The loss was another missed opportunity for the Maple Leafs to win their first playoff series since 2004. After building a 3-1 lead in the series, they have lost the past two games and are 0-6 in elimination games since 2018 in which they would have advanced with a victory.
Toronto’s recent track record in Game 7s adds more angst to an anxious fan base that has seen this movie before. The Maple Leafs have lost their past three Game 7s, all first-round exits to the Boston Bruins (2013, 2018, 2019). They also lost a win-and-go-home Game 5 against the Columbus Blue Jackets in the best-of-5 Stanley Cup Qualifiers last season.

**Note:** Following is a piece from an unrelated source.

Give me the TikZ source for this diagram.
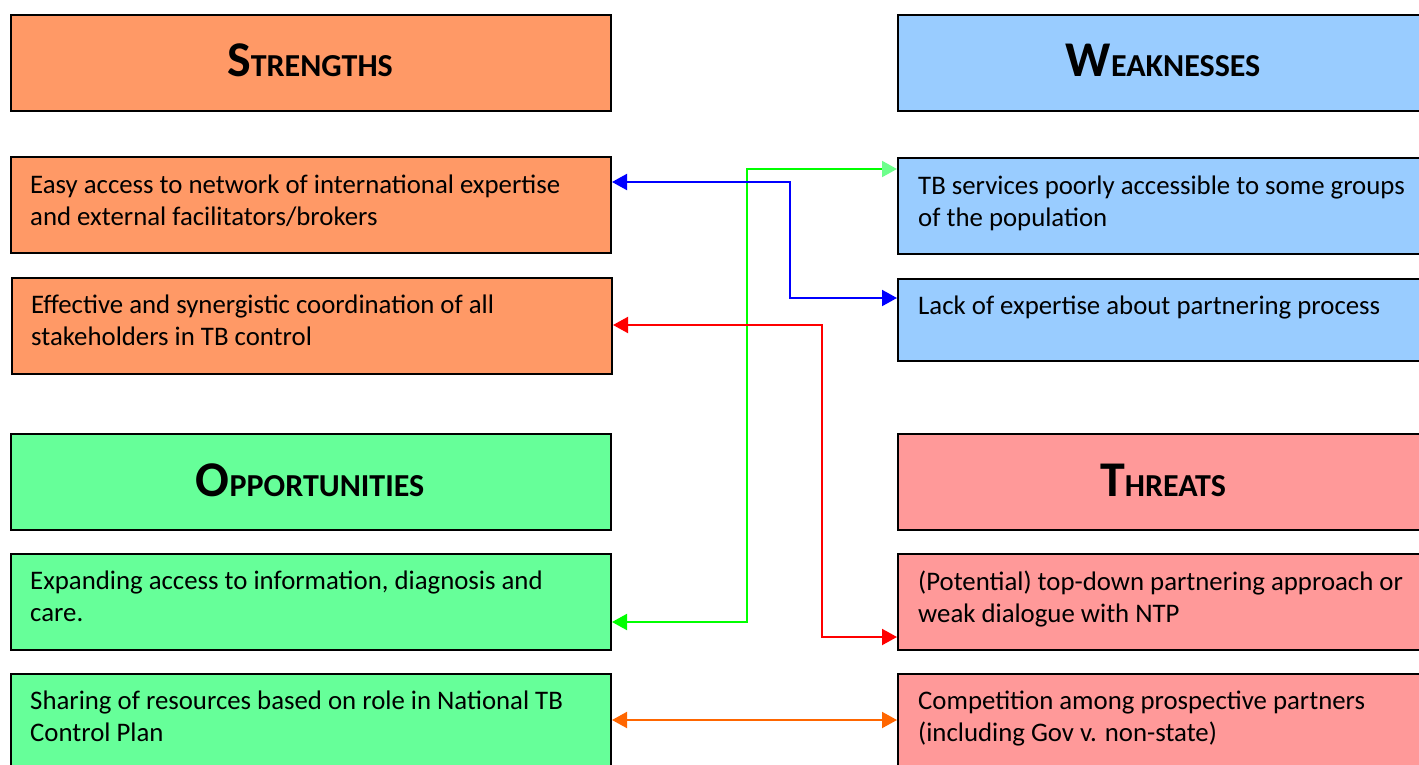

Keefe said the Maple Leafs are ignoring such history, as difficult as that might be. Instead, they are trying to create some of their own.
“We’re not focused on any of the other things that frankly are irrelevant in this moment with our team,” Keefe said.

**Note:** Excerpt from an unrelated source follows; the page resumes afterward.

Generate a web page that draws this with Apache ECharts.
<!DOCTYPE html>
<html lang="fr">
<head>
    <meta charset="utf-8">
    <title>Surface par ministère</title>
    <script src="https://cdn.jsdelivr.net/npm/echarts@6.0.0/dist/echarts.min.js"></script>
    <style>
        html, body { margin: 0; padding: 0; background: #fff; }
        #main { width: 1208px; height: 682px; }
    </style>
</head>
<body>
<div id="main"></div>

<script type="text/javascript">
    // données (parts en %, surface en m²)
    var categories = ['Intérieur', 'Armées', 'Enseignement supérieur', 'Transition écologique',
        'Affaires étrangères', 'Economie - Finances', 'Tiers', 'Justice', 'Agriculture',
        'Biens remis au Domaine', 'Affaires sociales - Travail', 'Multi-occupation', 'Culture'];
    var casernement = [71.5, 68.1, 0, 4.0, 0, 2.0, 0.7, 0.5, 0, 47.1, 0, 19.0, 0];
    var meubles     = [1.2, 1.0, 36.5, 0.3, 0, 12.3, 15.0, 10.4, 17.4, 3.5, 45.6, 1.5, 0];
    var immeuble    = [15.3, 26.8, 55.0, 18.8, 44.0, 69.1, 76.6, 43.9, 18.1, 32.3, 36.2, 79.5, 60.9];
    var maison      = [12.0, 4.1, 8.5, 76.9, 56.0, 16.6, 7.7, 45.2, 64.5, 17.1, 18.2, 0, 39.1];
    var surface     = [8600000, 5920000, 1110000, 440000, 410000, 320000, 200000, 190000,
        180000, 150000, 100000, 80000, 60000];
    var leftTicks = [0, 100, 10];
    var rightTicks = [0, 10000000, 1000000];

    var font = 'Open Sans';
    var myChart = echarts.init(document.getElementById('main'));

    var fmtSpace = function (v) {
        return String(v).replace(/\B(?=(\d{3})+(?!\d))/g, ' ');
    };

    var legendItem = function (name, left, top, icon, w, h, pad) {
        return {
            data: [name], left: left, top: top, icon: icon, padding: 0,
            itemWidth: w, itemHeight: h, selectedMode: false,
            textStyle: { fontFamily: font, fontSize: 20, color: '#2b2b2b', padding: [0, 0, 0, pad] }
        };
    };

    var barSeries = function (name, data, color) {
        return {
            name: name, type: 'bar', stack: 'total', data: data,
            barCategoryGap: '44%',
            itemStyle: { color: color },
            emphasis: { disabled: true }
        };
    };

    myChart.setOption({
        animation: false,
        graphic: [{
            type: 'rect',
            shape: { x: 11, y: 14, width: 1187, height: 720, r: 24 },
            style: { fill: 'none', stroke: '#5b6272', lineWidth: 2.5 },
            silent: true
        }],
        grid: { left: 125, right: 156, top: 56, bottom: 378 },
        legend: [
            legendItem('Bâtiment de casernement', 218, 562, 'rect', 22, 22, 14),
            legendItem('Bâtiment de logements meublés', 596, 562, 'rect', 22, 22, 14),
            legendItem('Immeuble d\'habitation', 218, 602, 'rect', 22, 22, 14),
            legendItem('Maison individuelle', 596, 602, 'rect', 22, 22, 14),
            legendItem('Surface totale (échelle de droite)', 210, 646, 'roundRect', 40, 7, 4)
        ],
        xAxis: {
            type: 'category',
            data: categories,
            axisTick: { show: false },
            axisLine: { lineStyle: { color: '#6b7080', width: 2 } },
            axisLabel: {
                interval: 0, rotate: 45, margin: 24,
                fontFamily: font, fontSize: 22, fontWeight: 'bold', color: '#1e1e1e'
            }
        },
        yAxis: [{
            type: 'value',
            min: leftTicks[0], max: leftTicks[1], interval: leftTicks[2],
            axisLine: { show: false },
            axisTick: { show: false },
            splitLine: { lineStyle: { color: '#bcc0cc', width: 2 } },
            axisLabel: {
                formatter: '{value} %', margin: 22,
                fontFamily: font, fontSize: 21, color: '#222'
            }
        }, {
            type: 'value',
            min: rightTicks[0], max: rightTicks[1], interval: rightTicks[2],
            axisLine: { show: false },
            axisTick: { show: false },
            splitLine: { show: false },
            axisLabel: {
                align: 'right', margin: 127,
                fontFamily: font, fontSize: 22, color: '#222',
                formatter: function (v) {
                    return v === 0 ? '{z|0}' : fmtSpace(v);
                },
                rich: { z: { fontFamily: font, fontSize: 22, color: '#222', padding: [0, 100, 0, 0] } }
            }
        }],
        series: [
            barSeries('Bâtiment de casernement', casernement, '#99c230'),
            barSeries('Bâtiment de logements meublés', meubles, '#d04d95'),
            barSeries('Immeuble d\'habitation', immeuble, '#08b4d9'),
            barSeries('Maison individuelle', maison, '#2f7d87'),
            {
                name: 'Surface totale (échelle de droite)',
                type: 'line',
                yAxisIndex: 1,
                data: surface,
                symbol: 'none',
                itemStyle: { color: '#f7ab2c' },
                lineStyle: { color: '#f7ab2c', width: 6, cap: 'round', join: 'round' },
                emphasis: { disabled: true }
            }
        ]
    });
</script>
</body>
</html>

In order for the Maple Leafs to get back on track, Mitchell Marner and Auston Matthews, their best players, have to be exactly that. With one goal between them through the first six games, scored by Matthews in a 5-1 win in Game 2 on May 22, even the normally upbeat Keefe said he needs more from them.
Asked about how he thought the Marner-Matthews-Zach Hyman line performed, the coach didn’t mince words.
“I thought they worked really hard,” Keefe said. “Obviously they didn’t get enough done.”
The forward led the Maple Leafs and finished fourth in the NHL with 67 points (20 goals, 47 assists) in 55 games this season. Matthews was tied for fifth with 66 points (41 goals, 25 assists) in 52 games, and won the Rocket Richard Trophy as the NHL goals leader.
Marner said the reason success hasn’t translated into playoff goals is simple: The line is spending too much time in the defensive zone.
“We need to be better in these situations,” Marner said. “We’re doing a decent job moving the puck around and getting to the net, but too much energy wasted in our own zone. We’re better than that.”
The game was played before a crowd of 2,500, the first time fans had been able to attend an NHL game in Canada in 14 months. Marner said the Canadiens fed off the crowd’s energy but refused to use that as an excuse for yet another poor start by the Maple Leafs.
Toronto was sluggish from the opening face-off and was outshot 7-0 in the first three minutes. In Game 5, a 4-3 Montreal victory in overtime Thursday, the Maple Leafs found themselves down 2-0 after 8:18, courtesy of a pair of goals by Canadiens forward Joel Armia.
“Again, we just didn’t come ready to play at the start of the game,” Marner said. “It’s said too often.”
Marner credited goalie Jack Campbell, who made 15 saves in the first period Saturday, for keeping them in the game.
“They had their chance at the start of the game and [Campbell] was huge for us like usual,” Marner said. “We’ve just got to make sure that we really do start on time because it’s getting said a lot and it’s not good enough.”
Matthews said he was frustrated with the loss but said it must be put in the past.
“We’re going to move on,” he said. “We’ve got another game here, so we go back home. We’ve got to be ready.”